June 6, 2026

Merino Downs liquidation exposes the cost of a handshake partnership

A view of suburban homes overlooking a vast open field under a partly cloudy sky.

A hidden gem that stopped sparkling

When Chris White pitched Merino Downs to the Otago Daily Times in 2018, the thesis was elegant. Twizel was a “hidden gem”, undervalued relative to Tekapo, Wanaka, and Queenstown. A 34-lot lifestyle subdivision on 22 hectares of former station land, designed to premium specifications with 16,000 native tussocks, fibre-optic connectivity, and protective covenants, would capture the upside as the Mackenzie Country caught up.

The investment case rested on three assumptions: continued house price growth, stable construction costs, and aligned partners. All three have failed.

In October 2025, Texas-based entrepreneur Trammell Simonton Crow applied through his company Pounamu Strategic Holdings to liquidate the management entity controlled by White. BDO Christchurch liquidators Colin Gower and Diana Matchett were appointed to the jointly owned building company, Hooker Holdings Management, in November 2025, and issued their first creditor report in December 2025. Of the 34 lots, roughly 20 have sold. Fourteen remain on the market from $435,000. A show home owned by Crow sat unsold after being listed in 2024.

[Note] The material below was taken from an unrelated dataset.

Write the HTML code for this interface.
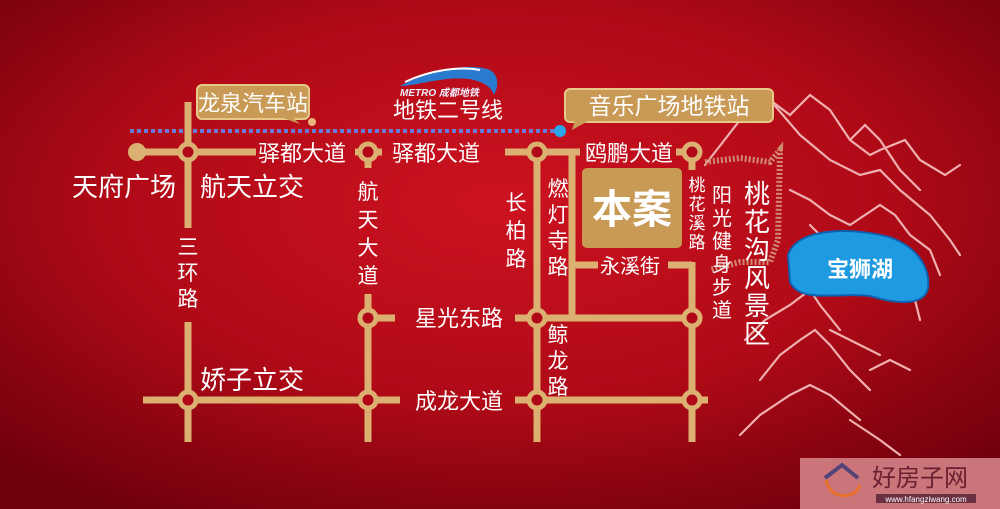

Mackenzie District Mayor Scott Aronsen was sanguine, telling the ODT in late 2025 there would be “little impact on Twizel” because no outside creditors were owed money. White attributed the stall to macro forces: rising building costs and higher interest rates than overseas.

Both statements are technically accurate. Neither addresses the structural problem.

The macro backdrop was brutal

Merino Downs did not fail in isolation. Treasury’s Budget Economic and Fiscal Update, published on 28 May 2026, shows residential investment hitting 4.7% of GDP in the June 2026 quarter, close to post-GFC lows. House price growth forecasts have been slashed from 6-7% to 3-4% annually, weighed down by weak migration, the end of the rate-cutting cycle, and subdued domestic momentum. Unemployment is forecast at 5.2%.

For a project conceived in a rising market and priced for lifestyle buyers with discretionary capital, those numbers are poison. The exit assumptions baked into the original investment case have all deteriorated simultaneously.

Construction costs compounded the pain. The Commerce Commission’s 2022 residential building supplies market study found building materials accounted for 16-24% of total development cost, with average build costs at approximately $2,696 per square metre. Costs have only risen since. For a subdivision selling bare lots, rising build costs erode buyer confidence in the total project economics.

Offshore equity is not a feature, it is a risk

The Merino Downs structure was simple: two principals, no institutional lender, no formal dispute resolution mechanism. When the market was rising, that simplicity looked like efficiency. When it softened, it became a trap. The only way to resolve a deadlocked two-party equity arrangement is the courts.

Offshore capital in the Mackenzie Country has form. In 2020, the Overseas Investment Office required overseas investors to sell three Twizel-area land parcels totalling 327 hectares, purchased without OIO consent between 2014 and 2017. The OIO’s then-group manager Vanessa Horne said the office “was not satisfied the benefit to New Zealand would be substantial and identifiable” on a related development application. Merino Downs does not appear to involve OIO non-compliance, but the pattern is instructive: offshore investors in sensitive land categories face regulatory layers that domestic deals do not.

A sector-wide reckoning

Merino Downs is tiny by national development standards. But it sits within a pattern the sector has been living through since 2022. The government’s Residential Development Underwrite scheme, launched in October 2024, provides underwrite financing for consented, costed, ready-to-commence projects. It explicitly excludes developments requiring 100% underwriting and focuses on housing supply rather than lifestyle subdivisions. Projects like Merino Downs fall outside its reach entirely.

The uncomfortable lesson is not that Twizel is a bad market. It is that capital structures designed for a rising market become liabilities the moment two principals disagree. Institutional lenders impose governance discipline for a reason: independent valuations, milestone triggers, dispute resolution clauses, and stress-tested exit assumptions. Two-party offshore equity arrangements skip all of that. In a bull market, the discipline looks like unnecessary friction. In a soft market, its absence is the thing that kills the deal.

What developers and lenders should take from this

Seven years after White described Twizel as “the best value play”, the project is being wound down by liquidators. No creditors are harmed, which is genuinely good news. But 14 unsold lots and a liquidated building company are not what the original prospectus envisaged.

For anyone structuring a regional development deal right now, the takeaway is blunt: if your capital structure has no mechanism for disagreement, you do not have a capital structure. You have a bet that everyone stays happy. Soft markets do not reward that bet.